Leading the Emergency Team
Emergency physicians don’t work alone. They lead a team that typically includes nurses, physician assistants, emergency medical technicians, respiratory therapists, and social workers. During a critical case like a cardiac arrest or a major trauma, the emergency physician directs the resuscitation, assigning roles and making real-time decisions while the team carries out interventions simultaneously.
They also serve as the point of contact for every other specialty in the hospital. When a patient needs surgery, a cardiology consultation, or a psychiatric evaluation, the emergency physician initiates that process, presents the case, and coordinates the handoff. In cases involving abuse or neglect, they may convene multidisciplinary teams that include protective services, law enforcement, and social workers to develop a safety plan. This coordinating role means emergency physicians need strong communication skills on top of their clinical knowledge.
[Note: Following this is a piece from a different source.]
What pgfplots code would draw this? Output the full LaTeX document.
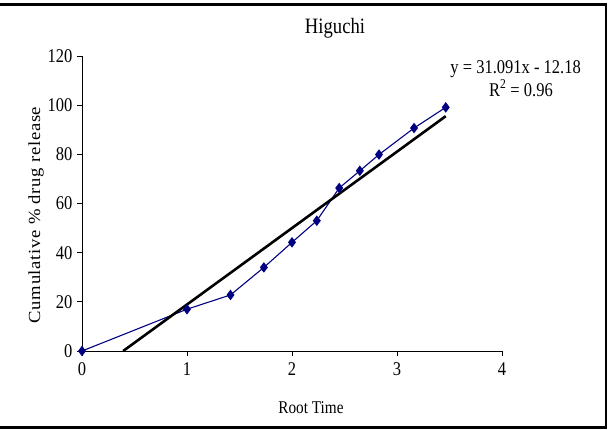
\documentclass[border=0pt]{standalone}
\usepackage{fontspec}
\setmainfont[FakeStretch=0.85]{Liberation Serif}
\newfontfamily\ylabfont[FakeStretch=1.1,LetterSpace=4]{Liberation Serif}
\usepackage{pgfplots}
\pgfplotsset{compat=1.18}
\definecolor{navy}{RGB}{0,0,128}

\begin{document}
\begin{tikzpicture}[x=1bp,y=1bp]
\useasboundingbox (0,0) rectangle (611,429);
% frame edges
\draw[line width=3bp] (0,424.5) -- (607,424.5);
\draw[line width=3.5bp] (0,1.75) -- (607,1.75);
\draw[line width=2bp] (606,0) -- (606,426);

\begin{axis}[
  at={(82bp,78bp)}, anchor=origin,
  scale only axis, width=420bp, height=295bp,
  xmin=0, xmax=4, ymin=0, ymax=120,
  axis x line=bottom, axis y line=left,
  axis line style={-, line width=0.8pt},
  xtick={0,1,2,3,4}, ytick={0,20,40,60,80,100,120},
  tick align=outside, major tick length=5bp,
  tick style={black, line width=0.8pt},
  /pgf/number format/assume math mode=true,
  ticklabel style={font=\fontsize{19.5}{20}\selectfont},
  xticklabel style={yshift=-3bp},
  yticklabel style={xshift=-1bp},
  clip=false,
]
% cumulative release against square root of time
\addplot[navy, line width=1.1pt, mark=diamond*, mark size=4.4bp,
  mark options={fill=navy, draw=navy}] coordinates {
  (0,0) (1,17.0) (1.4142,22.8) (1.7321,34.0) (2,44.2) (2.2361,53.0)
  (2.4495,66.3) (2.6458,73.3) (2.8284,79.9) (3.1623,90.7) (3.4641,99.1)
};
% linear fit y = 31.091x - 12.18
\addplot[black, line width=2.6pt] coordinates {
  (0.3918,0) (3.4641,95.52)
};
\node[font=\fontsize{19.5}{20}\selectfont] at (axis cs:4.13,114.8) {y = 31.091x - 12.18};
\node[font=\fontsize{19.5}{20}\selectfont] at (axis cs:4.18,107.0) {R\textsuperscript{2} = 0.96};
\end{axis}

\node[font=\fontsize{22}{24}\selectfont] at (335,401) {Higuchi};
\node[font=\fontsize{18}{20}\selectfont] at (311,21) {Root Time};
\node[rotate=90, font=\fontsize{17}{18}\ylabfont] at (36,214) {Cumulative \% drug release};
\end{tikzpicture}
\end{document}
Training and Certification
Becoming an emergency medicine physician requires four years of medical school followed by a residency program. The Accreditation Council for Graduate Medical Education (ACGME) accredits emergency medicine residencies of either 36 or 48 months in length, with most programs running three to four years. During residency, trainees rotate through the emergency department along with intensive care, pediatrics, trauma surgery, and other critical specialties.
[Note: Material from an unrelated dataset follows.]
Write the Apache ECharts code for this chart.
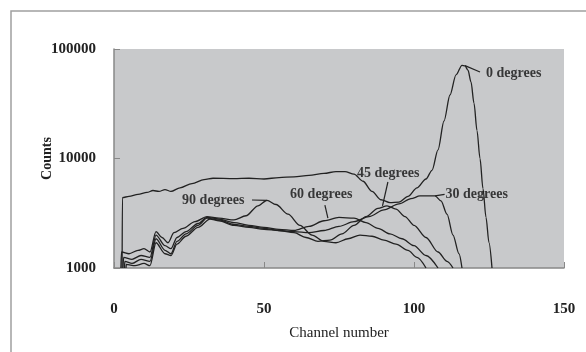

After completing residency, physicians become board certified through the American Board of Emergency Medicine (ABEM). Some go on to pursue additional fellowship training in subspecialties. Medical toxicology, for instance, is a two-year fellowship focused on managing poisonings and venomous exposures. Other fellowship options include pediatric emergency medicine, emergency medical services (EMS) oversight, sports medicine, critical care, and disaster medicine.
Work Schedule and Lifestyle
Emergency medicine runs on shift work, which sets it apart from most other medical specialties. There are no scheduled clinic patients, no office hours, and no on-call pages from home. When the shift ends, it ends. That clean boundary is one of the specialty’s appeals.
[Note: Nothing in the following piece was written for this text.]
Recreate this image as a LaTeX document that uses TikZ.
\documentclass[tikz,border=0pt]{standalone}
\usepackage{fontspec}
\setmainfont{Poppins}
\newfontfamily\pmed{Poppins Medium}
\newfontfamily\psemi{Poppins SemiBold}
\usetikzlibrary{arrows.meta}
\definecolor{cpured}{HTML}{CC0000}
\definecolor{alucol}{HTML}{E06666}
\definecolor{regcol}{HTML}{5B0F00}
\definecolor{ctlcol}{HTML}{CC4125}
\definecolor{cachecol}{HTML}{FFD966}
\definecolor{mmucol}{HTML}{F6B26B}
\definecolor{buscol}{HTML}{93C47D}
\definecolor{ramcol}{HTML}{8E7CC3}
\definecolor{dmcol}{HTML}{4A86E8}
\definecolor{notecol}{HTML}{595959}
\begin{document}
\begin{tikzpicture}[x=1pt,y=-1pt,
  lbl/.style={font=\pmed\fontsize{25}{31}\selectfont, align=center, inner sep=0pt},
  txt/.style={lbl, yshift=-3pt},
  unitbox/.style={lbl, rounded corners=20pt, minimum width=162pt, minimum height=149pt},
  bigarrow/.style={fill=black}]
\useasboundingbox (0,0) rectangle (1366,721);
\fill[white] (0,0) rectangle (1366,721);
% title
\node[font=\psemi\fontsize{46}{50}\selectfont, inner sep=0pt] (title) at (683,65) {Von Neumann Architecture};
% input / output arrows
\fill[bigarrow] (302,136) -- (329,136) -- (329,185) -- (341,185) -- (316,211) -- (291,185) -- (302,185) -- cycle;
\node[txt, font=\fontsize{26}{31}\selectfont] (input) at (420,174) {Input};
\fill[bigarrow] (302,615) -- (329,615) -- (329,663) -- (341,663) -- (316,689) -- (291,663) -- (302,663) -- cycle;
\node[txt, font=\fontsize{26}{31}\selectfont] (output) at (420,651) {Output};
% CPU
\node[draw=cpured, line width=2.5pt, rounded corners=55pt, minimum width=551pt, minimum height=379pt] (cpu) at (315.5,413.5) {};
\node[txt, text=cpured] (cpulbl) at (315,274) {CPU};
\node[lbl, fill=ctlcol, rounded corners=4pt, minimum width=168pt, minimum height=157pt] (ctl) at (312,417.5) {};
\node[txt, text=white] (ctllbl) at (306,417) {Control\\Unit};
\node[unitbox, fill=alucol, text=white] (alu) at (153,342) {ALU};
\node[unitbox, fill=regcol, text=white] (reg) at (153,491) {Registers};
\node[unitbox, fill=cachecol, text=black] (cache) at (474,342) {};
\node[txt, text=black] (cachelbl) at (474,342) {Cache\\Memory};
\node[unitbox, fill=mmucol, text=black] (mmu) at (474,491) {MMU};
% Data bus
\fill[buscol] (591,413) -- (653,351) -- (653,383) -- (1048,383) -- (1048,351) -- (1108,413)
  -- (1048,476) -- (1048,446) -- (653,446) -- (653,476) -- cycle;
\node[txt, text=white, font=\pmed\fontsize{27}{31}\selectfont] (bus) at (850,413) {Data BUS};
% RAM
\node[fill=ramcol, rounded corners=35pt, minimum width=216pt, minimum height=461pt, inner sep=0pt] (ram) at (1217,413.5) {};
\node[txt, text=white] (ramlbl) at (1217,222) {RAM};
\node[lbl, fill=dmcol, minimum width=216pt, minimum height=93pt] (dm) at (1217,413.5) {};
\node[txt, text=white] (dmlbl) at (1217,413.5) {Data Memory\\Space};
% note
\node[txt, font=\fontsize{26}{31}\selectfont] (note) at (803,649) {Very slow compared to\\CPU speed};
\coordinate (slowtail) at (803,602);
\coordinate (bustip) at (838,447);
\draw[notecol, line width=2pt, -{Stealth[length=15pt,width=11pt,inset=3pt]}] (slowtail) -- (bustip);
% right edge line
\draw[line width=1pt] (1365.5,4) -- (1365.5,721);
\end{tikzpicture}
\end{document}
Shifts typically range from 8 to 12 hours, with most physicians preferring 9- or 10-hour shifts. Emergency physicians work nights, weekends, and holidays on a rotating basis. A typical schedule might include four to six night shifts per four-week block. Most physicians in the field average around 45 to 46 hours per week, though the intensity of those hours is higher than in most specialties since there’s rarely any downtime during a shift. Many emergency physicians prefer working longer stretches of consecutive shifts followed by several days off, rather than spreading shifts out with single days off between them.
Burnout in the Specialty
The pace and emotional weight of emergency medicine take a toll. The specialty has consistently ranked near the top for physician burnout over the past several years, driven by high patient volumes, unpredictable acuity, and the lasting effects of the COVID-19 pandemic, which hit emergency departments especially hard in its early years. As of 2024, overall physician burnout rates have been trending downward, dropping to around 45%, but emergency medicine remains one of the higher-risk specialties. Only about half of physicians across all specialties report feeling valued in their work, though that number has improved compared to prior years.
The shift-based schedule helps with recovery in some ways, since physicians can fully disconnect between shifts. But rotating between day and night shifts disrupts sleep patterns, and the constant exposure to trauma, death, and high-stakes decisions creates cumulative stress that many physicians in this field actively work to manage throughout their careers.